Motorized valve interfering with button?

One hardware solution is to add 100~1000pF at the input port.

and ensure Vdd-Vss has decoupling ~ 0.1uF near the chip.**

Of course, ignoring the switch for a period during activity will work, but the spike noise might in future interfere with something else. ( 20ms settling time?)

The reverse biased diodes ideally are across the switch, not the coil so that the current loop area continues to flow in the same path and direction as it decays rather than an abrupt dI/dt between the switch source and end of pair diode snubber.

The transient in valve current loop is mutually coupled to the high impedance loop area of the switch to internal pullup to gnd. This is a typical EMI issue that may be conducted or radiated or both. When the inductive valve load is released from the high side to a diode normally reverse biased on the opposite Rail. The diode current clamps the voltage spike and dissipates the inductor current slower (T=L/R) where the high side current switches from the contacts now to the forward biased diode on the opposite rail(0v).

This appears to try to shift the ground lower but more likely pulls down high impedance pull-up in the uC port towards the ground rail from wire (1pF/cm) and switch capacitance (1pF) from the negative edge trigger creating a false trigger.

There is also radiated negative EMF field during high side turn off negative voltage spike that can couple to the unshielded switch wire pair.

This suppresses the stray dV/dt noise with a bigger capacitance to bypass the induced current from stray capacitance (~10 pF) or mutual inductance with a larger capacitor ( but not too large) on the switch input either to Vss or Vdd depending on your choice for power-up such as 1nF near the IC.

You may or may not want the switch active during power-on reset, so use the cap from input to Vdd to prevent this.

The electromagnetic solutions would include, Shield twisted pairs (STP cable), orthogonal wire pairs for switch and load, Ferrite beads on both noise offender and receiver with small load capacitance (30pF).

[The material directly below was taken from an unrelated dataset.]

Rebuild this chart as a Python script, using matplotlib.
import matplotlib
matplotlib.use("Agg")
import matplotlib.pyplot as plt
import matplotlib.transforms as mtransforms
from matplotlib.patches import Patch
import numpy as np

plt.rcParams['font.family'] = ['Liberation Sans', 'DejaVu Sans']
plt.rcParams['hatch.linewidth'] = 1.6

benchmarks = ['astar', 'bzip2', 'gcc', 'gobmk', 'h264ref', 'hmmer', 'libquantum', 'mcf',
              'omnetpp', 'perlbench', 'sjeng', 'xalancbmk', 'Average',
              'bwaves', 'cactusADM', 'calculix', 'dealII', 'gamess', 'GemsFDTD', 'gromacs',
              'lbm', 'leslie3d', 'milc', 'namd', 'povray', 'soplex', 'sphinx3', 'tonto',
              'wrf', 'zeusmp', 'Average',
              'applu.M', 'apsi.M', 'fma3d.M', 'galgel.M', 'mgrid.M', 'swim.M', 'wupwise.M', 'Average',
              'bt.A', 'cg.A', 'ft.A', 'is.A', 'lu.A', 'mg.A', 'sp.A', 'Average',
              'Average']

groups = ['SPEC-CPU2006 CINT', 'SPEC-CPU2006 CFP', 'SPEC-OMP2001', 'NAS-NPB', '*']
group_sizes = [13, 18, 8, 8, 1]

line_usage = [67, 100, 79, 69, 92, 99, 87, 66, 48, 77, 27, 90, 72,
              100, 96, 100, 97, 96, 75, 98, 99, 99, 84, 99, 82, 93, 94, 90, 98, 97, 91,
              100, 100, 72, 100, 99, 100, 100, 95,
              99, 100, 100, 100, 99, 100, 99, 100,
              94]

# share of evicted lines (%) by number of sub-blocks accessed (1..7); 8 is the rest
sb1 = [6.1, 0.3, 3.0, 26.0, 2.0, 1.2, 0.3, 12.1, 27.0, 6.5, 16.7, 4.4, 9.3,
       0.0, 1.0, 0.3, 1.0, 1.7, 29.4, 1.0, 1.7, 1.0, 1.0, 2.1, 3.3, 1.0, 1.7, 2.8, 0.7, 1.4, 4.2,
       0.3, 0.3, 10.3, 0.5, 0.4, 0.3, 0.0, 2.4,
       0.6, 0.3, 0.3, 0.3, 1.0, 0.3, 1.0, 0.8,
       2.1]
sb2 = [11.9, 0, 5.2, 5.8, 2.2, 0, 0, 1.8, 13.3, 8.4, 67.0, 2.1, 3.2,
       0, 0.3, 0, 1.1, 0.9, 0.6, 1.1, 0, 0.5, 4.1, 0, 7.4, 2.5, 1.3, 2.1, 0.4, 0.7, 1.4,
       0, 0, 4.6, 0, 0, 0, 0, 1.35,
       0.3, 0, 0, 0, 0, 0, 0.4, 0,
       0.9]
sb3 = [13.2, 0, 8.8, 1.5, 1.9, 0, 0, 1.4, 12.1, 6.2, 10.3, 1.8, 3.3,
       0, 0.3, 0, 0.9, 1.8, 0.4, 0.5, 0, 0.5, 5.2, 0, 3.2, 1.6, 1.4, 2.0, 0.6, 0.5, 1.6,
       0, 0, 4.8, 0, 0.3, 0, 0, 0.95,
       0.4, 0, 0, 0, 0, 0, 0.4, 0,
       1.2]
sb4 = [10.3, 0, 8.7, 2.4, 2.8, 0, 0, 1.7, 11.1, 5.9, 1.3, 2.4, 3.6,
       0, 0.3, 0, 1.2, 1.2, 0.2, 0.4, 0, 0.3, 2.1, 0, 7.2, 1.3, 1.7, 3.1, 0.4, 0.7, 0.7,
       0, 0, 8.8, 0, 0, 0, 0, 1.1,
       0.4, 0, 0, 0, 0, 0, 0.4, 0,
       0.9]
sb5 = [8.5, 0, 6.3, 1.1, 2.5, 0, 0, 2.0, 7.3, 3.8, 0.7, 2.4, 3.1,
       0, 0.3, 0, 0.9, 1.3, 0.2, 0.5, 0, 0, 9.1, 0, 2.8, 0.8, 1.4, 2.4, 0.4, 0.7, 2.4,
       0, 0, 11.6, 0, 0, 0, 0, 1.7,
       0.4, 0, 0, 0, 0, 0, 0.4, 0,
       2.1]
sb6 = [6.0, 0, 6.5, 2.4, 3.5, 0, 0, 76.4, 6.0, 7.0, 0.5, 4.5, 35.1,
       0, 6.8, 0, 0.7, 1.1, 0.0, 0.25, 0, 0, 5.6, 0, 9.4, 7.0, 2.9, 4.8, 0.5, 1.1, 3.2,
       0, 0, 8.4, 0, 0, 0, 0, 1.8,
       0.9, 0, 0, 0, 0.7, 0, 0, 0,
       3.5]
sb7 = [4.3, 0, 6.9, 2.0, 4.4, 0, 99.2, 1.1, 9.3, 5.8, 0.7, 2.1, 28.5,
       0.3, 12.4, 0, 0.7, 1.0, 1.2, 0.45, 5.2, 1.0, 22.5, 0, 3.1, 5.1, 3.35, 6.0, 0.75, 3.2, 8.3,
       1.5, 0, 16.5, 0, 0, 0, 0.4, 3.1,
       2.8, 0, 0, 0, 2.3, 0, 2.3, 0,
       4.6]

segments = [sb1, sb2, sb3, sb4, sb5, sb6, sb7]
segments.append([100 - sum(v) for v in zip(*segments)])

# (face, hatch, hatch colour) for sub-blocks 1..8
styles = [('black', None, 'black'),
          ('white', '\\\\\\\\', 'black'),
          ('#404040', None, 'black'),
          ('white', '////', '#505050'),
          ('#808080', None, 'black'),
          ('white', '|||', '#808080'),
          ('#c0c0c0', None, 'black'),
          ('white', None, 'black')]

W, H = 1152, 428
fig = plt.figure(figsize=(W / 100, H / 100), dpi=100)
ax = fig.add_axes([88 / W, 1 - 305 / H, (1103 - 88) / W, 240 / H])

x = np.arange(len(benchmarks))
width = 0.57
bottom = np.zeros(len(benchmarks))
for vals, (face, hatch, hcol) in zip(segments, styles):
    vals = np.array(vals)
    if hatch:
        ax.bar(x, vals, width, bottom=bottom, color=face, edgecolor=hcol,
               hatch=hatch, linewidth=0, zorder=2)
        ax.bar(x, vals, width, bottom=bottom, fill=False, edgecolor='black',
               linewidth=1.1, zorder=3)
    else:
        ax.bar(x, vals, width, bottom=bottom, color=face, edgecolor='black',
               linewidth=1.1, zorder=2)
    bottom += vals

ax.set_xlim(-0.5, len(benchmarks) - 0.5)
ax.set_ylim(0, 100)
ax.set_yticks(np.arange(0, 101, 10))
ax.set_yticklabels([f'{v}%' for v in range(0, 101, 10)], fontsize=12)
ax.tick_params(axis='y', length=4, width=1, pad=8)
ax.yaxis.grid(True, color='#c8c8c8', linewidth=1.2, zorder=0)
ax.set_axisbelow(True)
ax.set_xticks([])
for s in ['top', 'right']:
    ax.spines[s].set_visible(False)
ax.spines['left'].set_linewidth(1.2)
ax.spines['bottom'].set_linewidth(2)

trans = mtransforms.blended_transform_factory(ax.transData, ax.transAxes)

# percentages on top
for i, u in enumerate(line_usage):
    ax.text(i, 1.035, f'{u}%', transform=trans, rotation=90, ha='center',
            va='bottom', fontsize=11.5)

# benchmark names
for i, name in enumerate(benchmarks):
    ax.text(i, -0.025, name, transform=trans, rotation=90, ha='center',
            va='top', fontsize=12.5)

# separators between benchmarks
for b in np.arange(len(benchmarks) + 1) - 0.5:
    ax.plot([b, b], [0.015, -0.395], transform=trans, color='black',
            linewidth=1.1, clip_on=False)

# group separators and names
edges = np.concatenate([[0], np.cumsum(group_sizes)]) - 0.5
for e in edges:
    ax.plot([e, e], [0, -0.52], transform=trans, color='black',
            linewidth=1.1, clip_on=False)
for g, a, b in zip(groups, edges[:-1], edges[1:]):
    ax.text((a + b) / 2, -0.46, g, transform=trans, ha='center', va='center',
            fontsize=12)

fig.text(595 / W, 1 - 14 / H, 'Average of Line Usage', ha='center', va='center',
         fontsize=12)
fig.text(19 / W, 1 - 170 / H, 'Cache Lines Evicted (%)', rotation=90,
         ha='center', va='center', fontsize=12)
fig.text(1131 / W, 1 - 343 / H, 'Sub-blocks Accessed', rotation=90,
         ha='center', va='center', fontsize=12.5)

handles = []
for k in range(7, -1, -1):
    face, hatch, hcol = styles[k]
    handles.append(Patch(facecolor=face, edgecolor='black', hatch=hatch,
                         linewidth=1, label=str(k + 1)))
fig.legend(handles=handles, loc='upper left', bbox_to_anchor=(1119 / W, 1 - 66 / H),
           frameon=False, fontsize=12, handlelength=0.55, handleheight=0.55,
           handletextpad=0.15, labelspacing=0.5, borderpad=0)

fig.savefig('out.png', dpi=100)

But you aren't looking for high bandwidth here and just want to suppress the glitch so 100pF to 1nF should be plenty across the switch input.

The technical choice is to make pullup RC > L/Rdc where Rdc is now is the diode (<1 Ohm) and this reduces the dV/dt noise spike but not make it too big so that when the switch closes the cap stored energy does not burn the contact surface excessively but just enough to burn off any oxidation if not gold plated or carbon.

ALSO NOTE

Your 2A relay is only rated for 1A @ 30Vdc which means your valve current must not exceed 1A for long life, otherwise the plated burns off and Rs rises into rapid thermal ageing.


Without knowing exactly what's going on, here are things to try:

  • Decouple the 12V to the Arduino, with a series resistor from 12V and a cap from the Arduino's power input to ground. I'd look at the highest current consumption I expect from the Arduino, and choose a resistor that'd drop no more than 2V (1V by preference), and no more than about 220 ohms. Then use a 10\$\mu\$F bypass cap.
  • Use an external pullup on the button, to make it stiffer. The Arduino's internal pullups are intentionally wimpy (to reduce power consumption) and vary (because they're made on silicon).
  • Place the button close to the Arduino. If you can't, shield the wire to the button using some shielded microphone cable or coax.
  • Review your grounding scheme carefully. Ideally, you'll bring the motor power and ground to the power supply separately from the Arduino power and ground.